## The request
Copy each line that has the string "this" somewhere in it.

## Data provided
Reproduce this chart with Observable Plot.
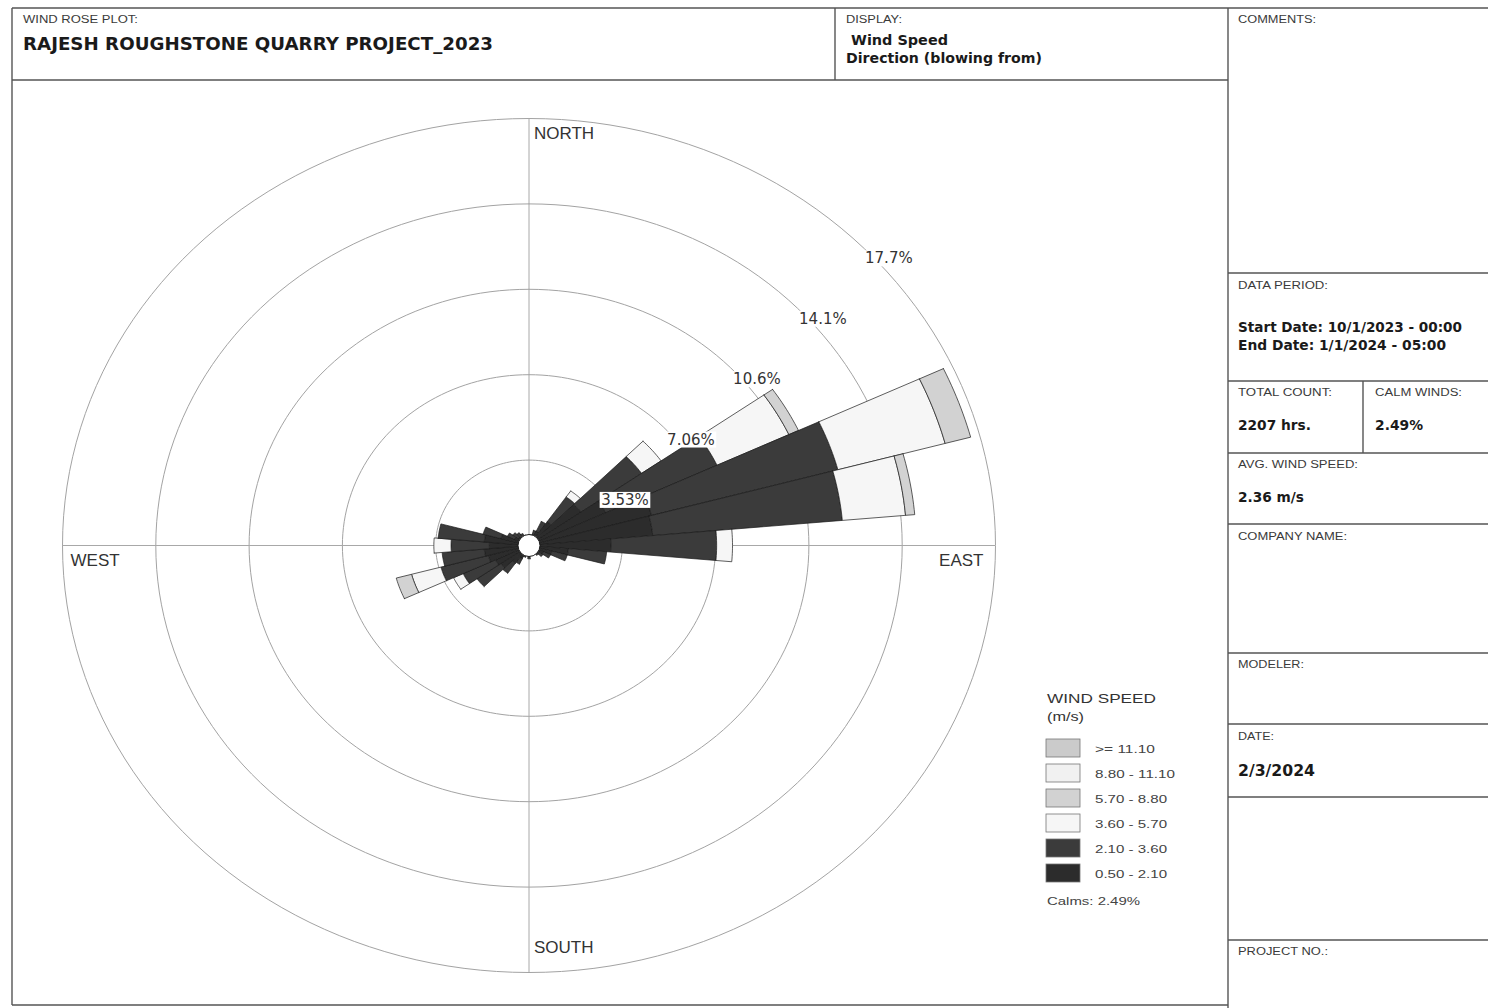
<!DOCTYPE html>
<html>
<head>
<meta charset="utf-8">
<script src="https://cdn.jsdelivr.net/npm/d3@7"></script>
<script src="https://cdn.jsdelivr.net/npm/@observablehq/plot@0.6"></script>
<style>
  body { margin: 0; background: #fff; }
  #page { position: relative; width: 1488px; height: 1008px; overflow: hidden; background: #fff; }
  #page > svg { position: absolute; left: 0; top: 0; }
</style>
</head>
<body>
<div id="page"></div>
<script>
// ---- Wind rose data: frequency (% of hours) per 10° direction sector (blowing from) ----
const directions = d3.range(0, 360, 10);
const speedBins = ["0.50 - 2.10", "2.10 - 3.60", "3.60 - 5.70", "5.70 - 8.80", "8.80 - 11.10", ">= 11.10"];
const binColors = ["#2c2c2c", "#3b3b3b", "#f6f6f6", "#d2d2d2", "#f1f1f1", "#cbcbcb"];

//                0     10    20    30    40    50    60    70    80    90   100   110   120   130   140   150   160   170   180   190   200   210   220   230   240   250   260   270   280   290   300   310   320   330   340   350
const freq050_210 = [0.35, 0.35, 0.45, 0.65, 1.20, 2.40, 3.20, 4.80, 4.70, 3.10, 1.50, 0.90, 0.60, 0.45, 0.40, 0.35, 0.30, 0.30, 0.40, 0.35, 0.40, 0.60, 0.90, 1.30, 1.40, 1.60, 1.70, 1.50, 1.70, 1.10, 0.60, 0.50, 0.45, 0.40, 0.35, 0.30];
const freq210_360 = [0.05, 0.10, 0.20, 0.45, 1.25, 2.80, 4.65, 7.30, 7.20, 4.00, 1.45, 0.60, 0.30, 0.20, 0.10, 0.05, 0.05, 0.05, 0.15, 0.05, 0.10, 0.25, 0.50, 1.10, 1.35, 1.85, 1.60, 1.45, 1.75, 0.70, 0.30, 0.25, 0.20, 0.15, 0.10, 0.05];
const freq360_570 = [0, 0, 0, 0, 0.30, 0.90, 3.00, 4.20, 2.40, 0.60, 0, 0, 0, 0, 0, 0, 0, 0, 0, 0, 0, 0, 0, 0, 0.40, 1.15, 0, 0.65, 0, 0, 0, 0, 0, 0, 0, 0];
const freq570_880 = [0, 0, 0, 0, 0, 0, 0.40, 1.00, 0.35, 0, 0, 0, 0, 0, 0, 0, 0, 0, 0, 0, 0, 0, 0, 0, 0, 0.60, 0, 0, 0, 0, 0, 0, 0, 0, 0, 0];
const freq880_1110 = directions.map(() => 0);
const freq1110_up = directions.map(() => 0);
const seriesByBin = [freq050_210, freq210_360, freq360_570, freq570_880, freq880_1110, freq1110_up];

// Ring spacing and labels
const ringValues = [3.53, 7.06, 10.59, 14.12, 17.65];
const ringLabels = ["3.53%", "7.06%", "10.6%", "14.1%", "17.7%"];
const calmPercent = "2.49%";

// ---- Geometry helpers (compass degrees, clockwise from north) ----
const R = ringValues[ringValues.length - 1];
const rad = (deg) => deg * Math.PI / 180;
const polar = (r, deg) => [r * Math.sin(rad(deg)), r * Math.cos(rad(deg))];
const halfSector = 5;

// Stacked segments: each speed bin sits on top of the lower ones
const segments = directions.flatMap((dir, i) => {
  let r0 = 0;
  return speedBins.map((bin, j) => {
    const v = seriesByBin[j][i];
    const s = {dir, bin, r0, r1: r0 + v};
    r0 += v;
    return s;
  }).filter((s) => s.r1 > s.r0);
});

const steps = 12;
const petalPoints = segments.flatMap((s, k) => {
  const pts = [];
  for (let t = 0; t <= steps; t++) pts.push(polar(s.r1, s.dir - halfSector + (2 * halfSector * t) / steps));
  if (s.r0 > 0) {
    for (let t = steps; t >= 0; t--) pts.push(polar(s.r0, s.dir - halfSector + (2 * halfSector * t) / steps));
  } else {
    pts.push([0, 0]);
  }
  pts.push(pts[0]);
  return pts.map(([x, y]) => ({id: k, bin: s.bin, x, y}));
});

const ringPoints = ringValues.flatMap((r, k) =>
  d3.range(0, 361, 2).map((a) => {
    const [x, y] = polar(r, a);
    return {ring: k, x, y};
  })
);

const page = d3.select("#page");

// ---- Report frame (header, side panel, legend) ----
const frame = page.append("svg").attr("width", 1488).attr("height", 1008);
const lineColor = "#555";
const seg = (x1, y1, x2, y2, w = 1.4) =>
  frame.append("line").attr("x1", x1).attr("y1", y1).attr("x2", x2).attr("y2", y2)
    .attr("stroke", lineColor).attr("stroke-width", w);

seg(12, 8, 1488, 8);
seg(12, 8, 12, 1005);
seg(12, 1005, 1228, 1005);
seg(1228, 8, 1228, 1008);
seg(12, 80, 1228, 80);
seg(835, 8, 835, 80);
[273, 381, 453, 524, 653, 724, 797, 940].forEach((y) => seg(1228, y, 1488, y));
seg(1363, 381, 1363, 453);

function label(text, x, y, {size = 10, weight = "normal", family = "Liberation Sans", width = null, fill = "#3a3a3a"} = {}) {
  const t = frame.append("text").attr("x", x).attr("y", y)
    .attr("font-family", family).attr("font-size", size).attr("font-weight", weight)
    .attr("fill", fill).text(text);
  if (width) t.attr("textLength", width).attr("lengthAdjust", "spacingAndGlyphs");
  return t;
}

// header
label("WIND ROSE PLOT:", 23, 23, {width: 115});
label("RAJESH ROUGHSTONE QUARRY PROJECT_2023", 23, 50, {size: 18, weight: "bold", family: "DejaVu Sans", width: 470, fill: "#1a1a1a"});
label("DISPLAY:", 846, 23, {width: 56});
label("Wind Speed", 851, 45, {size: 14, weight: "bold", family: "DejaVu Sans", width: 97, fill: "#1a1a1a"});
label("Direction (blowing from)", 846, 63, {size: 14, weight: "bold", family: "DejaVu Sans", width: 196, fill: "#1a1a1a"});

// side panel
const bold = {size: 13.5, weight: "bold", family: "DejaVu Sans", fill: "#1a1a1a"};
label("COMMENTS:", 1238, 23, {width: 78});
label("DATA PERIOD:", 1238, 289, {width: 90});
label("Start Date: 10/1/2023 - 00:00", 1238, 332, {...bold, width: 224});
label("End Date: 1/1/2024 - 05:00", 1238, 350, {...bold, width: 208});
label("TOTAL COUNT:", 1238, 396, {width: 94});
label("CALM WINDS:", 1375, 396, {width: 87});
label("2207 hrs.", 1238, 430, {...bold, width: 73});
label(calmPercent, 1375, 430, {...bold, width: 48});
label("AVG. WIND SPEED:", 1238, 468, {width: 120});
label("2.36 m/s", 1238, 502, {...bold, width: 66});
label("COMPANY NAME:", 1238, 540, {width: 109});
label("MODELER:", 1238, 668, {width: 66});
label("DATE:", 1238, 740, {width: 36});
label("2/3/2024", 1238, 776, {...bold, size: 16, width: 77});
label("PROJECT NO.:", 1238, 955, {width: 90});

// legend
label("WIND SPEED", 1047, 703, {size: 13, width: 109, fill: "#333"});
label("(m/s)", 1047, 721, {size: 13, width: 37, fill: "#333"});
const legendRows = speedBins.map((bin, j) => ({bin, color: binColors[j]})).reverse();
const labelWidths = {">= 11.10": 60, "8.80 - 11.10": 80};
legendRows.forEach((row, i) => {
  const cy = 748 + i * 25;
  frame.append("rect").attr("x", 1046).attr("y", cy - 9).attr("width", 34).attr("height", 18)
    .attr("fill", row.color).attr("stroke", "#777").attr("stroke-width", 0.8);
  label(row.bin, 1095, cy + 4.5, {size: 11.5, width: labelWidths[row.bin] ?? 72, fill: "#444"});
});
label(`Calms: ${calmPercent}`, 1047, 905, {size: 11.5, width: 93, fill: "#444"});

// ---- Wind rose ----
const compassText = {fontFamily: "Liberation Sans", fontSize: 17, fill: "#333"};
const rose = Plot.plot({
  width: 1010,
  height: 990,
  marginLeft: 62,
  marginRight: 15,
  marginTop: 118,
  marginBottom: 18,
  x: {domain: [-R, R], axis: null},
  y: {domain: [-R, R], axis: null},
  color: {type: "ordinal", domain: speedBins, range: binColors},
  style: {background: "transparent", overflow: "visible"},
  marks: [
    Plot.line(ringPoints, {x: "x", y: "y", z: "ring", stroke: "#a3a3a3", strokeWidth: 1}),
    Plot.ruleX([0], {y1: -R, y2: R, stroke: "#a8a8a8", strokeWidth: 1}),
    Plot.ruleY([0], {x1: -R, x2: R, stroke: "#a8a8a8", strokeWidth: 1}),
    Plot.line(petalPoints, {x: "x", y: "y", z: "id", fill: "bin", stroke: "#1a1a1a", strokeWidth: 0.7, strokeLinejoin: "miter", curve: "linear"}),
    Plot.dot([{x: 0, y: 0}], {x: "x", y: "y", r: 11, fill: "white", stroke: "#1a1a1a", strokeWidth: 1}),
    Plot.text(ringValues, {
      x: (v) => v * Math.SQRT1_2, y: (v) => v * Math.SQRT1_2,
      text: (v, i) => ringLabels[i], dx: 30, dy: 15,
      fontFamily: "DejaVu Sans", fontSize: 15, fill: "#333"
    }),
    Plot.text(["NORTH"], {x: 0, y: R, text: (d) => d, dx: 5, dy: 15, textAnchor: "start", ...compassText}),
    Plot.text(["SOUTH"], {x: 0, y: -R, text: (d) => d, dx: 5, dy: -25, textAnchor: "start", ...compassText}),
    Plot.text(["WEST"], {x: -R, y: 0, text: (d) => d, dx: 8, dy: 15, textAnchor: "start", ...compassText}),
    Plot.text(["EAST"], {x: R, y: 0, text: (d) => d, dx: -12, dy: 15, textAnchor: "end", ...compassText})
  ]
});
page.node().appendChild(rose);

// white label boxes behind the ring percentages (first text mark)
const ringGroup = d3.select(rose).selectAll("g[aria-label='text']").filter((d, i) => i === 0);
ringGroup.selectAll("text").each(function () {
  const node = this;
  const b = node.getBBox();
  d3.select(node.parentNode).insert("rect", () => node)
    .attr("x", b.x - 1.5).attr("y", b.y + 1).attr("width", b.width + 3).attr("height", b.height - 2)
    .attr("transform", node.getAttribute("transform"))
    .attr("fill", "white");
});
</script>
</body>
</html>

## Task output
Reproduce this chart with Observable Plot.
  const node = this;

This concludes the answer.